Colorado has since recovered from the downturn, but the ratchet continues to restrict state spending.

TABOR is being considered by several other states, but proponents of the bill have wised up and are leaving out the ratchet clause, Straayer said.

"They take it out when they try to sell it to other states," Straayer said. "They've recognized that the ratchet is basically a recipe to dismantle government."

If passed, C would eliminate the ratchet for five years. After the five years, the new state-spending base would be equal to the highest of that five-year period. From that point, state spending would again be restricted to population growth plus inflation.

Just how much?

Non-partisan state economists estimate that the average taxpayer will have to give up $491 over five years, which comes out to about 27 cents a day.

Opponents, however, have claimed the number to be significantly higher, saying an average family of four would forfeit $3,200 in TABOR rebates over five years.

The $3,200 figure widely used by opponents is calculated by taking the estimated amount of TABOR rebates over five years, $3.7 billion, and dividing it by the state population, about 4.5 million, and multiplying by four.

However, the calculation is misleading and simplistic, says Rich Jones, director of policy and research at the Bell Policy Center.

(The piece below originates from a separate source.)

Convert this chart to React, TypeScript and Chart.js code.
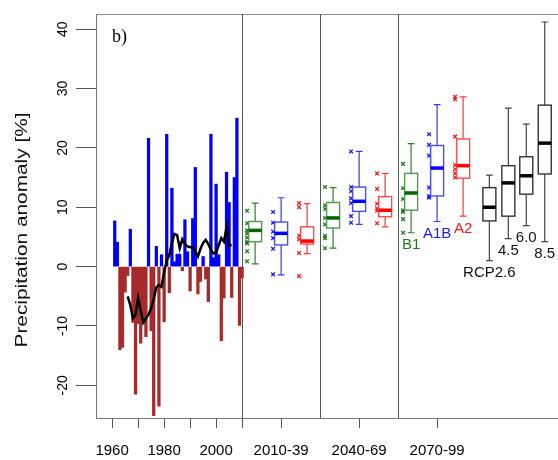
import React, { useEffect, useRef } from 'react';
import { Chart, registerables } from 'chart.js';

Chart.register(...registerables);

// ---------- data ----------
const years = [
  1961, 1962, 1963, 1964, 1965, 1966, 1967, 1968, 1969, 1970,
  1971, 1972, 1973, 1974, 1975, 1976, 1977, 1978, 1979, 1980,
  1981, 1982, 1983, 1984, 1985, 1986, 1987, 1988, 1989, 1990,
  1991, 1992, 1993, 1994, 1995, 1996, 1997, 1998, 1999, 2000,
  2001, 2002, 2003, 2004, 2005, 2006, 2007, 2008, 2009, 2010,
];
const anomaly = [
  7.7, 4.1, -14.0, -13.6, -4.3, -1.5, 6.3, -9.4, -21.5, -9.6,
  -12.9, -9.6, -11.8, 21.6, -10.8, -25.1, 3.4, -23.5, 2.0, -9.3,
  22.3, -4.4, 13.2, 0.8, 2.1, 2.1, -0.7, 7.9, 2.5, -4.1,
  8.1, 16.7, -4.6, -2.5, 1.7, -2.1, -5.9, 22.3, 1.5, 13.9,
  2.0, -12.5, -5.3, 15.9, 10.8, -5.2, 15.0, 25.0, -9.9, -1.9,
];
const meanYears = [
  1966, 1967, 1968, 1969, 1970, 1971, 1972, 1973, 1974, 1975,
  1976, 1977, 1978, 1979, 1980, 1981, 1982, 1983, 1984, 1985,
  1986, 1987, 1988, 1989, 1990, 1991, 1992, 1993, 1994, 1995,
  1996, 1997, 1998, 1999, 2000, 2001, 2002, 2003, 2004, 2005, 2006,
];
const runningMean = [
  -5.0, -6.5, -8.7, -8.1, -5.3, -7.5, -9.4, -8.7, -8.1, -7.0,
  -5.5, -3.5, -3.1, -3.4, -1.0, 1.0, 2.0, 4.0, 5.5, 5.3,
  3.1, 4.6, 3.8, 3.4, 3.3, 3.1, 2.6, 1.7, 3.0, 4.0,
  4.5, 3.8, 2.8, 2.2, 2.4, 3.6, 4.8, 4.2, 6.6, 3.6, 3.6,
];

const periods = ['2010-39', '2040-69', '2070-99'];
const periodCenters = [2025, 2055, 2085];
const periodBounds = [2010, 2040, 2070];

const histTickYears = [1960, 1970, 1980, 1990, 2000, 2010];
const histTickLabels = ['1960', '', '1980', '', '2000', ''];
const yTicks = [-20, -10, 0, 10, 20, 30, 40];

const scenarios = ['B1', 'A1B', 'A2'];
// [lower whisker, q1, median, q3, upper whisker] per period
const b1Stats = [
  [0.45, 4.2, 6.1, 7.6, 10.7],
  [3.1, 6.5, 8.2, 10.8, 13.3],
  [5.7, 9.5, 12.4, 15.7, 20.7],
];
const a1bStats = [
  [-1.4, 3.65, 5.6, 7.5, 11.6],
  [7.1, 9.3, 11.0, 13.4, 19.4],
  [7.6, 11.9, 16.6, 20.4, 27.3],
];
const a2Stats = [
  [2.2, 3.8, 4.3, 6.7, 10.6],
  [6.7, 8.4, 9.5, 11.8, 15.7],
  [8.5, 14.9, 17.0, 21.5, 28.6],
];
const b1Points = [
  [9.4, 7.3, 6.1, 5.6, 4.9, 4.2, 3.9, 2.6, 0.9],
  [13.4, 10.3, 9.7, 8.2, 7.1, 5.2, 4.8, 3.1],
  [17.3, 13.2, 11.4, 9.5, 9.2, 8.0, 5.7],
];
const a1bPoints = [
  [9.2, 7.4, 5.9, 4.8, 3.0, -1.3],
  [19.4, 13.4, 12.7, 11.5, 10.7, 8.5, 7.4],
  [22.3, 20.5, 18.7, 13.3, 11.9, 11.6],
];
const a2Points = [
  [10.7, 10.0, 5.2, 4.6, 2.3, -1.6],
  [15.7, 13.1, 10.6, 9.8, 9.4, 7.3],
  [28.6, 28.2, 21.9, 17.1, 16.4, 15.7, 15.0],
];
const rcpLabels = ['RCP2.6', '4.5', '6.0', '8.5'];
const rcpStats = [
  [1.0, 7.7, 10.0, 13.3, 15.4],
  [4.7, 8.5, 14.1, 17.0, 26.7],
  [6.9, 12.2, 15.3, 18.5, 24.0],
  [4.2, 15.6, 20.8, 27.2, 41.2],
];

// ---------- layout / style ----------
const SCEN_OFFSET = [-10, 0, 10]; // years from period centre
const RCP_OFFSET = [20.1, 27.4, 34.3, 41.4]; // years from last period centre
const BOX_HALF = 2.5;
const CAP_HALF = 1.3;
const POINT_SHIFT = -3.1;
const SCEN_STYLE = [
  { main: '#006400', box: '#4c9a4c', whisk: '#2f7f2f', pt: '#1f7a1f', label: '#1f7a1f' },
  { main: '#0000ff', box: '#4a4aff', whisk: '#3838ff', pt: '#2020ee', label: '#1a1aff' },
  { main: '#ff0000', box: '#ff4a4a', whisk: '#ff3838', pt: '#ee2020', label: '#ff1a1a' },
];
const RCP_STYLE = { main: '#000000', box: '#333333', whisk: '#444444', label: '#111111' };
const FONT = '"Liberation Sans", Arial, sans-serif';

const allStats = [b1Stats, a1bStats, a2Stats];
const allPoints = [b1Points, a1bPoints, a2Points];

function drawBox(chart: any, xv: number, s: number[], st: any) {
  const ctx = chart.ctx;
  const xs = chart.scales.x;
  const ys = chart.scales.y;
  const cx = xs.getPixelForValue(xv);
  const l = xs.getPixelForValue(xv - BOX_HALF);
  const r = xs.getPixelForValue(xv + BOX_HALF);
  const cl = xs.getPixelForValue(xv - CAP_HALF);
  const cr = xs.getPixelForValue(xv + CAP_HALF);
  const [lo, q1, med, q3, hi] = s.map((v) => ys.getPixelForValue(v));
  ctx.save();
  ctx.lineWidth = 1.2;
  ctx.strokeStyle = st.whisk;
  ctx.beginPath();
  ctx.moveTo(cx, q3);
  ctx.lineTo(cx, hi);
  ctx.moveTo(cx, q1);
  ctx.lineTo(cx, lo);
  ctx.moveTo(cl, hi);
  ctx.lineTo(cr, hi);
  ctx.moveTo(cl, lo);
  ctx.lineTo(cr, lo);
  ctx.stroke();
  ctx.fillStyle = '#ffffff';
  ctx.fillRect(l, q3, r - l, q1 - q3);
  ctx.lineWidth = 1.4;
  ctx.strokeStyle = st.box;
  ctx.strokeRect(l, q3, r - l, q1 - q3);
  ctx.lineWidth = 3.5;
  ctx.strokeStyle = st.main;
  ctx.beginPath();
  ctx.moveTo(l, med);
  ctx.lineTo(r, med);
  ctx.stroke();
  ctx.restore();
}

function drawLabel(chart: any, xv: number, lowVal: number, text: string, color: string) {
  const ctx = chart.ctx;
  const x = chart.scales.x.getPixelForValue(xv);
  const y = chart.scales.y.getPixelForValue(lowVal) + 12.5;
  ctx.save();
  ctx.font = `15px ${FONT}`;
  ctx.fillStyle = color;
  ctx.textAlign = 'center';
  ctx.textBaseline = 'middle';
  ctx.fillText(text, x, y);
  ctx.restore();
}

const decorPlugin = {
  id: 'decor',
  beforeDatasetsDraw(chart: any) {
    const { ctx, chartArea } = chart;
    const xs = chart.scales.x;
    ctx.save();
    ctx.lineWidth = 1;
    ctx.strokeStyle = '#888888';
    ctx.beginPath();
    ctx.moveTo(chartArea.left, chartArea.top + 0.5);
    ctx.lineTo(chartArea.right, chartArea.top + 0.5);
    ctx.stroke();
    ctx.strokeStyle = '#555555';
    periodBounds.forEach((b) => {
      const x = Math.round(xs.getPixelForValue(b)) + 0.5;
      ctx.beginPath();
      ctx.moveTo(x, chartArea.top);
      ctx.lineTo(x, chartArea.bottom);
      ctx.stroke();
    });
    ctx.restore();
  },
  afterDatasetsDraw(chart: any) {
    periodCenters.forEach((c, p) => {
      scenarios.forEach((name, k) => {
        drawBox(chart, c + SCEN_OFFSET[k], allStats[k][p], SCEN_STYLE[k]);
        if (p === periodCenters.length - 1) {
          drawLabel(chart, c + SCEN_OFFSET[k], allStats[k][p][0], name, SCEN_STYLE[k].label);
        }
      });
    });
    const last = periodCenters[periodCenters.length - 1];
    rcpStats.forEach((s, i) => {
      drawBox(chart, last + RCP_OFFSET[i], s, RCP_STYLE);
      drawLabel(chart, last + RCP_OFFSET[i], s[0], rcpLabels[i], RCP_STYLE.label);
    });
  },
  afterDraw(chart: any) {
    const ctx = chart.ctx;
    const ys = chart.scales.y;
    ctx.save();
    ctx.fillStyle = '#000000';
    ctx.font = `14px ${FONT}`;
    ctx.textAlign = 'center';
    ctx.textBaseline = 'middle';
    yTicks.forEach((v) => {
      const y = ys.getPixelForValue(v);
      ctx.save();
      ctx.translate(63, y);
      ctx.rotate(-Math.PI / 2);
      ctx.fillText(String(v), 0, 0);
      ctx.restore();
    });
    // axis title
    ctx.save();
    ctx.font = `16px ${FONT}`;
    ctx.fillStyle = '#111111';
    ctx.translate(23, 230);
    ctx.rotate(-Math.PI / 2);
    const w = ctx.measureText('Precipitation anomaly [%]').width;
    ctx.scale(235 / w, 1);
    ctx.fillText('Precipitation anomaly [%]', 0, 0);
    ctx.restore();
    // panel tag
    ctx.font = '18px "Liberation Serif", "DejaVu Serif", serif';
    ctx.textAlign = 'left';
    ctx.textBaseline = 'alphabetic';
    ctx.fillStyle = '#000000';
    ctx.fillText('b)', 112, 42);
    ctx.restore();
  },
};

export default function App() {
  const ref = useRef<HTMLCanvasElement | null>(null);

  useEffect(() => {
    if (!ref.current) return;
    const xTickValues = [...histTickYears, ...periodCenters];
    const xTickText = [...histTickLabels, ...periods];

    const pointSets = scenarios.map((name, k) => ({
      type: 'line' as const,
      label: name + ' members',
      showLine: false,
      order: 1,
      data: periodCenters.flatMap((c, p) =>
        allPoints[k][p].map((v) => ({ x: c + SCEN_OFFSET[k] + POINT_SHIFT, y: v }))
      ),
      pointStyle: 'crossRot',
      pointRadius: 2.6,
      pointBorderWidth: 1.3,
      borderColor: SCEN_STYLE[k].pt,
      backgroundColor: SCEN_STYLE[k].pt,
    }));

    const chart = new Chart(ref.current, {
      type: 'bar',
      data: {
        datasets: [
          {
            type: 'line',
            label: 'running mean',
            order: 0,
            data: meanYears.map((y, i) => ({ x: y, y: runningMean[i] })),
            borderColor: '#000000',
            borderWidth: 2.5,
            pointRadius: 0,
            tension: 0,
          },
          ...pointSets,
          {
            type: 'bar',
            label: 'anomaly',
            order: 2,
            data: years.map((y, i) => ({ x: y, y: anomaly[i] })),
            backgroundColor: anomaly.map((v) => (v >= 0 ? '#0000ff' : '#a52a2a')),
            barPercentage: 1,
            categoryPercentage: 1,
            borderWidth: 0,
          },
        ] as any,
      },
      options: {
        animation: false,
        responsive: false,
        devicePixelRatio: 1,
        layout: { autoPadding: false, padding: { top: 14, left: 0, right: 0, bottom: 0 } },
        plugins: { legend: { display: false }, tooltip: { enabled: false } },
        scales: {
          x: {
            type: 'linear',
            offset: false,
            min: 1953.8,
            max: 2131.5,
            afterBuildTicks: (s: any) => {
              s.ticks = xTickValues.map((v) => ({ value: v }));
            },
            afterFit: (s: any) => {
              s.height = 42;
            },
            grid: { drawOnChartArea: false, drawTicks: true, tickLength: 10, color: '#555555', offset: false },
            border: { display: true, color: '#777777' },
            ticks: {
              autoSkip: false,
              maxRotation: 0,
              minRotation: 0,
              padding: 14,
              color: '#000000',
              font: { size: 15, family: FONT },
              callback: (v: any) => {
                const i = xTickValues.indexOf(Number(v));
                return i >= 0 ? xTickText[i] : '';
              },
            },
          },
          y: {
            type: 'linear',
            min: -25.5,
            max: 42.55,
            afterBuildTicks: (s: any) => {
              s.ticks = yTicks.map((v) => ({ value: v }));
            },
            afterFit: (s: any) => {
              s.width = 96;
            },
            grid: { drawOnChartArea: false, drawTicks: true, tickLength: 20, color: '#555555' },
            border: { display: true, color: '#777777' },
            ticks: { padding: 0, callback: () => '' },
          },
        },
      } as any,
      plugins: [decorPlugin],
    });
    return () => chart.destroy();
  }, []);

  return (
    <div style={{ position: 'fixed', left: 0, top: 0, width: 558, height: 460, background: '#ffffff' }}>
      <canvas ref={ref} width={558} height={460} style={{ width: 558, height: 460, display: 'block' }} />
    </div>
  );
}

TABOR refunds are calculated by using 18 separate rebate mechanisms. The $3,200 number assumes that taxpayers will receive each one, but that's impossible, Jones said.

"A lot of these mechanisms are mutually exclusive, if you qualify for one you don't qualify for the other," he said.

Many rebate mechanisms, such as those for research and development, high technology scholarships and interstate commerce, to name just a few, won't impact most Coloradans.

Some people will receive more than $491 over five years, and some less, but that estimate is far more accurate than the impossible $3,200 per family of four, Jones said.

A question of ideology

Underneath the rhetoric and disagreement over the sea of details, the question is essentially one of ideology. How much taxpayer money should go to the state?

Simply put, which do you prefer: Keeping $491 in your pocket over five years, or allowing the state to spend that money on healthcare for senior citizens, road repair, higher education and government programs such as suicide prevention?